Q: When your old Action News anchor desk mate Monica Pearson thumbs through this book, will she find traces of herself in Deadly News?

Farmer: Well, we held the book party before she got a chance to do that! (laughs). No, I’m kidding. People will no doubt see themselves and they’ll see us in the book as well. There are lots of composites and also lots of positive traits of colleagues we’ve worked with as well. That’s why we dedicated the book to all the hard-working journalists out there.

Curle: It’s also why the technical people behind the scenes are featured so prominently in the book. Their work so often goes unappreciated in the business but it’s so important in getting the news on the air each night. The characters in the remote truck, the control room and the directors are based on talented people we worked with. They’re the people who have to put up with the people who are the so-called “talent.”

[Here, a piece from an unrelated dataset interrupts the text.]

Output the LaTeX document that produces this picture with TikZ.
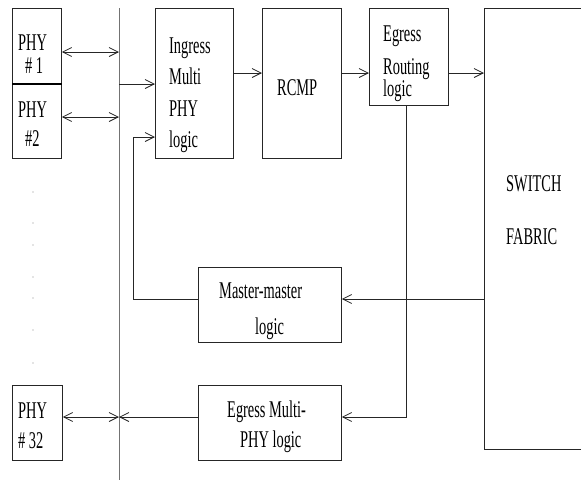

Q: Don, did you derive any pleasure from impaling a has-been movie actor on the pole of a TV news satellite truck?

Farmer: Oh, sure. It’s a great example of a “what if?” you can do when you’re writing fiction. You can create any freak situation you want.

Q: I have to congratulate you both for exposing the nonsense that is cliched standby, the TV news Satellite News Center. You rightfully poke fun of it in this book when it’s really just a room in the station when you don’t have the time or the man power to do a location shot, right?

Farmer: That was constantly annoying to a lot of people in our business.

Curle: You were literally four feet from everybody else in the news room! It’s just something we laugh at whenever we’re watching local news anywhere in the country.

Farmer: This was a labor of love. We now consider ourselves recovering journalists. It was a good life but it was one filled with many silly moments. Hopefully, the folks who work in the business and the people who watch the news will get a laugh out of it. That’s the intent anyway!